Likewise, France-based energy giant, Total, recently opened a major gas project in the West of Shetland. But the greatest interest lies in the Norwegian sector following the discovery of the 2.9 billion barrel supergiant Johan Sverdrup field in the core of the North Sea, by Lundin Petroleum, Norway. The Norwegian oil sector is already at a greater efficiency than the UK. This is partially thanks to its greater state control of efficient planning infrastructure, and also to the policy of injecting methane to aid additional economic recovery right from the start of many oil production operations. With this shining example of foresight, could the UK government and the Oil and Gas Authority also create the same thirst for innovation and discovery of new giant oil accumulations? Or will the UK North Sea become a victim of accountants trying to reduce costs and Human Resource professionals downsizing staff that are not


directly linked to a profitable revenue stream? These are now critical months and years for the UK offshore hydrocarbon industries. Very few offshore assets are returning a formal profit to the UK Treasury, creating an inconvenient cash shortage. But that is also combined with the liability held by Treasury to share decommissioning costs as real cash payments.
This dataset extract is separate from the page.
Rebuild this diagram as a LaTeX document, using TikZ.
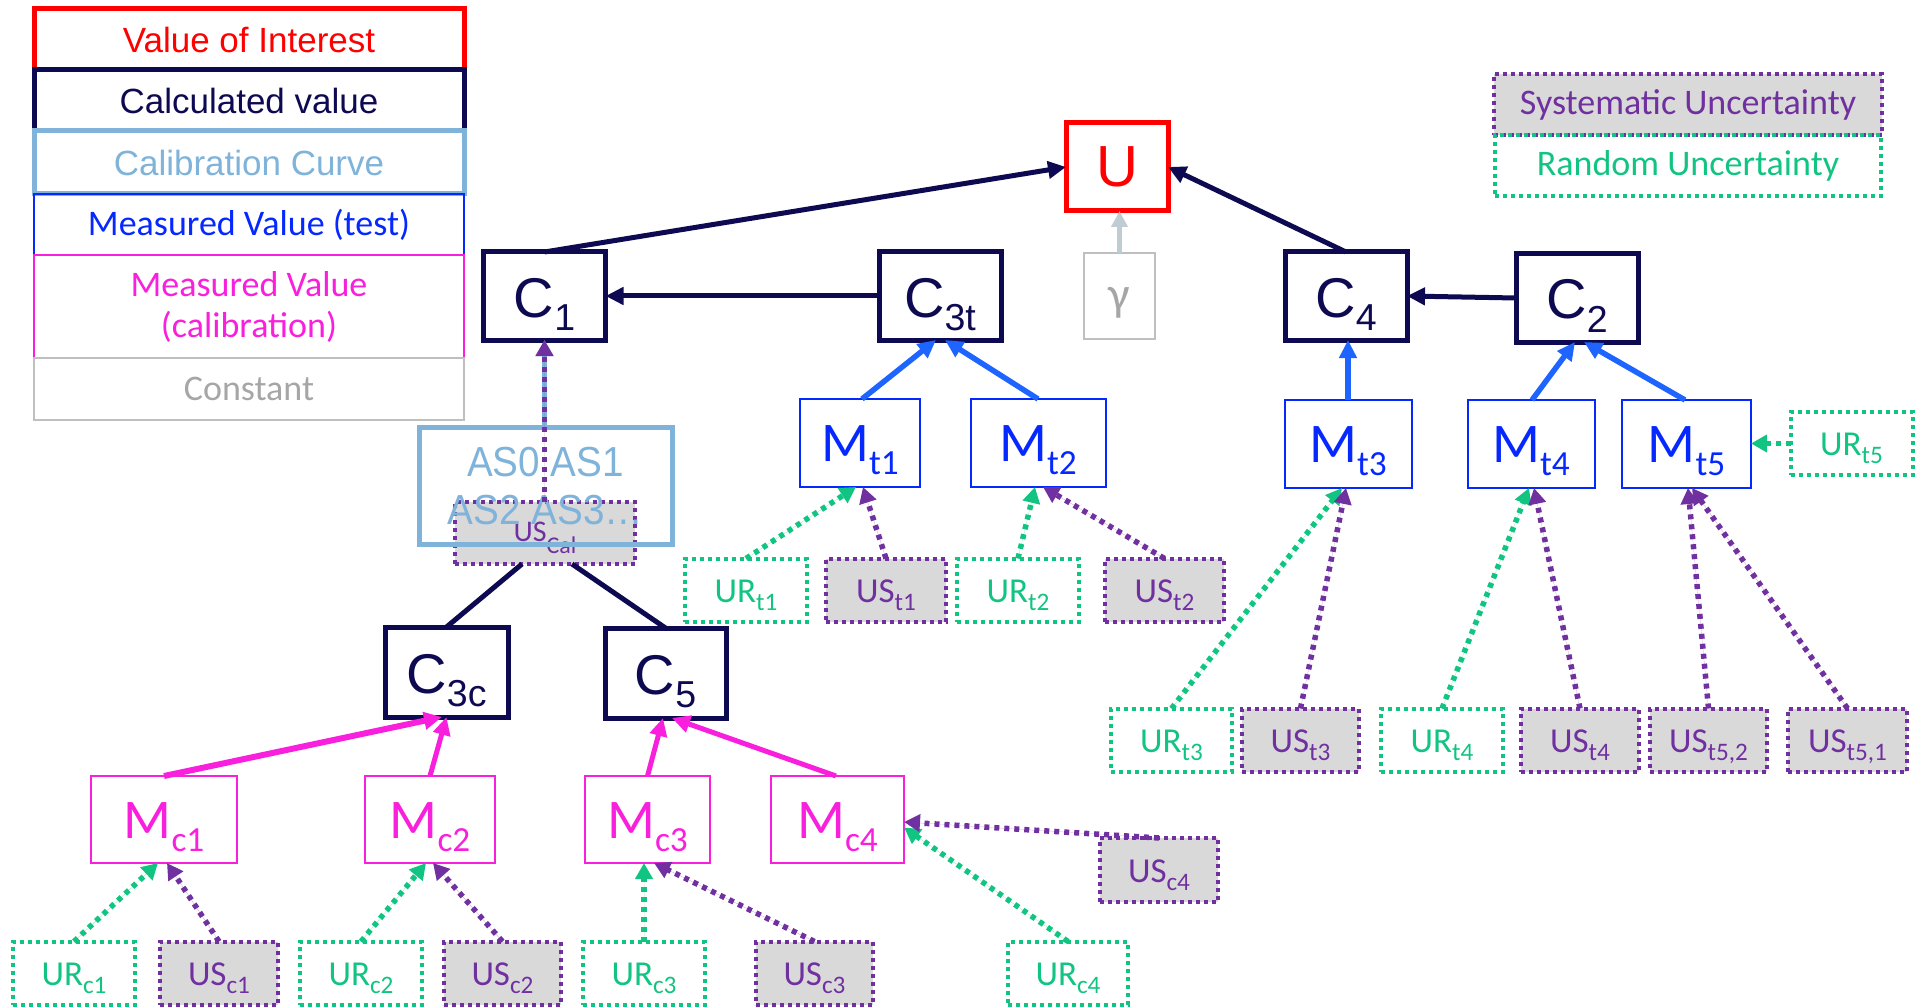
\documentclass[tikz,border=0pt]{standalone}
\usepackage{fontspec}
\usepackage{graphicx}
\usetikzlibrary{arrows.meta}
\newfontfamily\ar{Liberation Sans}
\newfontfamily\arn[FakeStretch=0.92]{Liberation Sans}
\newfontfamily\cb{Carlito}
\newcommand\fs[1]{\fontsize{#1}{#1}\selectfont}
\newcommand\sbs[2][0.72]{\raisebox{-0.24em}{\scalebox{#1}{#2}}}
\definecolor{navy}{RGB}{14,10,82}
\definecolor{vred}{RGB}{255,0,0}
\definecolor{lblue}{RGB}{127,179,218}
\definecolor{mblue}{RGB}{5,40,255}
\definecolor{ablue}{RGB}{30,100,255}
\definecolor{mag}{RGB}{248,32,220}
\definecolor{cgray}{RGB}{166,166,166}
\definecolor{bgray}{RGB}{191,191,191}
\definecolor{purp}{RGB}{112,48,160}
\definecolor{grn}{RGB}{18,196,130}
\definecolor{sgray}{RGB}{217,217,217}
\definecolor{garrow}{RGB}{192,204,212}
\begin{document}
\begin{tikzpicture}[x=1pt,y=-1pt,
  base/.style={rectangle, draw, inner sep=0pt, outer sep=0pt},
  lg/.style={base, minimum width=430pt},
  cbox/.style={base, draw=navy, line width=5pt, minimum width=122pt, minimum height=88pt, text=navy, font=\ar\fs{56}, text height=42pt, text depth=0pt},
  mtbox/.style={base, draw=mblue, line width=2pt, minimum height=88pt, text=mblue, font=\cb\fs{56}, text height=37pt, text depth=0pt},
  mcbox/.style={base, draw=mag, line width=2pt, minimum height=87pt, text=mag, font=\cb\fs{56}, text height=37pt, text depth=0pt},
  urbox/.style={base, draw=grn, line width=4pt, dash pattern=on 4pt off 4pt, minimum height=63pt, text=grn, font=\cb\fs{35}, text height=24pt, text depth=0pt},
  usbox/.style={urbox, draw=purp, fill=sgray, text=purp},
  navyarr/.style={draw=navy, line width=5pt, -{Triangle[length=18pt,width=17pt]}},
  bluearr/.style={draw=ablue, fill=ablue, line width=5.5pt, -{Triangle[length=18pt,width=17pt]}},
  magarr/.style={draw=mag, fill=mag, line width=5pt, -{Triangle[length=18pt,width=17pt]}},
  garr/.style={draw=grn, fill=grn, line width=5.5pt, dash pattern=on 5pt off 5pt, -{Triangle[length=16pt,width=17pt]}},
  parr/.style={garr, draw=purp, fill=purp},
  navyline/.style={draw=navy, line width=5pt}
]
\useasboundingbox (0,0) rectangle (1925,1008);

% left legend
\node[lg, draw=vred, line width=5pt, minimum height=61pt, text=vred, font=\ar\fs{35}] (lVoI) at (249,39.5) {Value of Interest};
\node[lg, draw=navy, line width=5pt, minimum height=61pt, text=navy, font=\ar\fs{35}] (lCalc) at (249,100.5) {Calculated value};
\node[lg, draw=lblue, line width=5pt, minimum height=63pt, text=lblue, font=\ar\fs{35}] (lCal) at (249,162.5) {Calibration Curve};
\node[lg, draw=mblue, line width=2pt, minimum height=61pt, text=mblue, font=\cb\fs{36}] (lMt) at (249,224.5) {Measured Value (test)};
\node[lg, draw=mag, line width=2pt, minimum height=103pt, text=mag, font=\cb\fontsize{36}{41}\selectfont, align=center] (lMc) at (249,306.5) {Measured Value\\(calibration)};
\node[lg, draw=bgray, line width=2.5pt, minimum height=62pt, text=cgray, font=\cb\fs{36}] (lCon) at (249,389) {Constant};

% right legend
\node[base, draw=purp, fill=sgray, line width=4pt, dash pattern=on 4pt off 4pt, minimum width=388pt, minimum height=61pt, text=purp, font=\cb\fs{36}] (lSys) at (1688,104.5) {Systematic Uncertainty};
\node[base, draw=grn, line width=4pt, dash pattern=on 4pt off 4pt, minimum width=386pt, minimum height=61pt, text=grn, font=\cb\fs{36}] (lRand) at (1688,165.5) {Random Uncertainty};

% top level
\node[base, draw=vred, line width=5pt, minimum width=102pt, minimum height=88pt, text=vred, font=\ar\fs{58}] (U) at (1117,167) {U};
\node[base, draw=bgray, line width=2.5pt, minimum width=71pt, minimum height=86pt, text=cgray, font=\cb\fs{48}, text height=30pt, text depth=0pt] (g) at (1119.5,296) {γ};

\node[cbox] (C1) at (544.5,296) {C\sbs[0.67]{1}};
\node[cbox] (C3t) at (940,296) {C\sbs[0.67]{3t}};
\node[cbox] (C4) at (1346,296) {C\sbs[0.67]{4}};
\node[cbox] (C2) at (1577,298) {C\sbs[0.67]{2}};
\node[cbox, minimum width=123pt, minimum height=90pt] (C3c) at (446.5,672) {C\sbs[0.67]{3c}};
\node[cbox, minimum width=121pt, minimum height=90pt] (C5) at (665.5,673) {C\sbs[0.67]{5}};

% test measurements
\node[mtbox, minimum width=120pt] (Mt1) at (860,443) {M\sbs[0.63]{t1}};
\node[mtbox, minimum width=135pt] (Mt2) at (1038,443) {M\sbs[0.63]{t2}};
\node[mtbox, minimum width=127pt] (Mt3) at (1348,444) {M\sbs[0.63]{t3}};
\node[mtbox, minimum width=127pt] (Mt4) at (1531,444) {M\sbs[0.63]{t4}};
\node[mtbox, minimum width=129pt] (Mt5) at (1686.5,444) {M\sbs[0.63]{t5}};
\node[urbox, minimum width=122pt] (URt5) at (1851.5,443.5) {UR\sbs{t5}};

% calibration curve
\node[usbox, minimum width=180pt, minimum height=62pt, font=\cb\fs{30}, text height=16pt] (USCal) at (545,533) {US\raisebox{-12pt}{\scalebox{0.8}{Cal}}};
\node[base, draw=lblue, line width=5pt, minimum width=253pt, minimum height=117pt, text=lblue, font=\arn\fontsize{42}{48}\selectfont, align=center] (AS) at (545.5,486) {AS0 AS1\\AS2 AS3…};

% uncertainty row t1/t2
\node[urbox, minimum width=122pt] (URt1) at (746,590) {UR\sbs{t1}};
\node[usbox, minimum width=120pt] (USt1) at (886,590) {US\sbs{t1}};
\node[urbox, minimum width=122pt] (URt2) at (1018,590) {UR\sbs{t2}};
\node[usbox, minimum width=119pt] (USt2) at (1164.5,590) {US\sbs{t2}};

% uncertainty row t3..t5
\node[urbox, minimum width=121pt] (URt3) at (1171.5,740) {UR\sbs{t3}};
\node[usbox, minimum width=117pt] (USt3) at (1300.5,740) {US\sbs{t3}};
\node[urbox, minimum width=122pt] (URt4) at (1442,740) {UR\sbs{t4}};
\node[usbox, minimum width=118pt] (USt4) at (1580,740) {US\sbs{t4}};
\node[usbox, minimum width=117pt] (USt52) at (1708.5,740) {US\sbs{t5,2}};
\node[usbox, minimum width=119pt] (USt51) at (1847.5,740) {US\sbs{t5,1}};

% calibration measurements
\node[mcbox, minimum width=146pt] (Mc1) at (164,819.5) {M\sbs[0.63]{c1}};
\node[mcbox, minimum width=130pt] (Mc2) at (430,819.5) {M\sbs[0.63]{c2}};
\node[mcbox, minimum width=125pt] (Mc3) at (647.5,819.5) {M\sbs[0.63]{c3}};
\node[mcbox, minimum width=133pt] (Mc4) at (837.5,819.5) {M\sbs[0.63]{c4}};
\node[usbox, minimum width=118pt, minimum height=64pt] (USc4) at (1159,870) {US\sbs{c4}};

% bottom row
\node[urbox, minimum width=122pt] (URc1) at (74,973) {UR\sbs{c1}};
\node[usbox, minimum width=118pt] (USc1) at (219,973) {US\sbs{c1}};
\node[urbox, minimum width=122pt] (URc2) at (361,973) {UR\sbs{c2}};
\node[usbox, minimum width=117pt] (USc2) at (502.5,973) {US\sbs{c2}};
\node[urbox, minimum width=122pt] (URc3) at (644,973) {UR\sbs{c3}};
\node[usbox, minimum width=117pt] (USc3) at (814.5,973) {US\sbs{c3}};
\node[urbox, minimum width=120pt] (URc4) at (1068,973) {UR\sbs{c4}};

% navy connectors
\draw[navyarr] (C1.north) -- (U.west);
\draw[navyarr] (C4.north) -- (U.east);
\draw[navyarr] (C3t.west) -- (C1.east);
\draw[navyarr] (C2.west) -- (C4.east);
\draw[draw=garrow, fill=garrow, line width=5pt, -{Triangle[length=16pt,width=16pt]}] (g.north) -- (g.north |- U.south);
\draw[navyline] ([xshift=-23pt]USCal.south) -- (C3c.north);
\draw[navyline] ([xshift=27pt]USCal.south) -- (C5.north);

% blue connectors
\draw[bluearr] ([xshift=2pt]Mt1.north) -- ([xshift=-4pt]C3t.south);
\draw[bluearr] (Mt2.north) -- ([xshift=5pt]C3t.south);
\draw[bluearr] (Mt3.north) -- (C4.south -| Mt3.north);
\draw[bluearr] ([xshift=1pt]Mt4.north) -- ([xshift=-2pt]C2.south);
\draw[bluearr] ([xshift=-1.5pt]Mt5.north) -- ([xshift=7pt]C2.south);

% magenta connectors
\draw[magarr, line width=6pt] (Mc1.north) -- ([xshift=-4.5pt]C3c.south);
\draw[magarr] (Mc2.north) -- (C3c.south);
\draw[magarr] (Mc3.north) -- ([xshift=-2.5pt]C5.south);
\draw[magarr] ([xshift=-1.5pt]Mc4.north) -- ([xshift=6.5pt]C5.south);

% calibration curve to C1
\draw[draw=lblue, fill=lblue, line width=5pt, -{Triangle[length=16pt,width=17pt]}] (C1.south |- AS.north) -- (C1.south);
\draw[parr] (C1.south |- USCal.north) -- (C1.south);

% uncertainty connectors
\draw[garr] (URt5.west) -- (Mt5.east |- URt5.west);
\draw[garr] (URt1.north) -- ([xshift=-4pt]Mt1.south);
\draw[parr] (USt1.north) -- ([xshift=3pt]Mt1.south);
\draw[garr] (URt2.north) -- ([xshift=-3pt]Mt2.south);
\draw[parr] (USt2.north) -- ([xshift=5pt]Mt2.south);
\draw[garr] (URt3.north) -- ([xshift=-6pt]Mt3.south);
\draw[parr] (USt3.north) -- ([xshift=-2pt]Mt3.south);
\draw[garr] (URt4.north) -- ([xshift=-2pt]Mt4.south);
\draw[parr] (USt4.north) -- ([xshift=3pt]Mt4.south);
\draw[parr] (USt52.north) -- ([xshift=1.5pt]Mt5.south);
\draw[parr] (USt51.north) -- ([xshift=5.5pt]Mt5.south);

\draw[garr] (URc1.north) -- ([xshift=-6pt]Mc1.south);
\draw[parr] (USc1.north) -- ([xshift=3pt]Mc1.south);
\draw[garr] (URc2.north) -- ([xshift=-4pt]Mc2.south);
\draw[parr] (USc2.north) -- ([xshift=3pt]Mc2.south);
\draw[garr] (URc3.north) -- (URc3.north |- Mc3.south);
\draw[parr] (USc3.north) -- ([xshift=6.5pt]Mc3.south);
\draw[garr] (URc4.north) -- ([yshift=-8pt]Mc4.east);
\draw[parr] (USc4.north) -- ([yshift=-2.5pt]Mc4.east);
\end{tikzpicture}
\end{document}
If non-profitability tips into closure and decommissioning, than the small negative NPV line for abandonment expenditure cheerfully signed off 20 or 30 years ago, now becomes real and present spending problem. A real loss, though, would be the diffusion of person power and skills, and experience of the offshore industries, into the general UK economy. The wealth and diversity of offshore exploration and production is hard to recover. Take Aberdeen city and Shire, as well as many UK east coast towns. The disappearance of high-value, dispersed remote working from offshore hydrocarbons will not just dent house prices and car leasing, but will change the fabric of entire local economies.


Where is the future?


Underpinning all fossil fuel extraction lies the perceived and historical right to extract and use as much fossil hydrocarbon as desired. This drives the present dash for shale gas in England, halted by a moratorium in Scotland. Development is likely to be slow: tens of wells need to be drilled, fracked, and produced safely and securely before the economic and environmental operations can be related to the business costs. And, given the lower cost of importing hydrocarbons from the US, it isn’t even clear that UK shale will be commercially profitable. However, the UK agenda to decarbonise energy generation by at least 80% by 2050, from 1990 levels, is challenging hydrocarbon production. Right now, decarbonisation is being achieved by the relatively easy actions of fuel switching from coal to gas. Also, the closure of energy intensive industries, such as steel manufacturing at Redcar and Port Talbot, as well as coal production at Longannet and Ferrybridge, has contributed. However, at the UK Treasury Spending Review in November 2015, a CapEx support of up to £1 billion for CCS projects was withdrawn, although the OpEx additional price of electricity still, theoretically, remains. Subsequent to this, most commercial CCS activity in the UK has been cancelled. This leaves two large problems: how will the Government accommodate the Committee on Climate Change recommended carbon budget for 2027-32, to be decided in mid- 2016. And, how will decarbonisation towards those dates be achieved without CCS? Indeed, many predictions for the energy whole-system suggest decarbonisation costs will at least double in the UK without CCS.


The United Nations Framework Convention on Climate Change agreement, COP 21, from December 2015, commits signatory countries to a balance of net-zero carbon by mid-century. This means each tonne of fossil carbon extracted must be balanced by one- tonne of carbon mitigated or stored. Can we do this without CCS?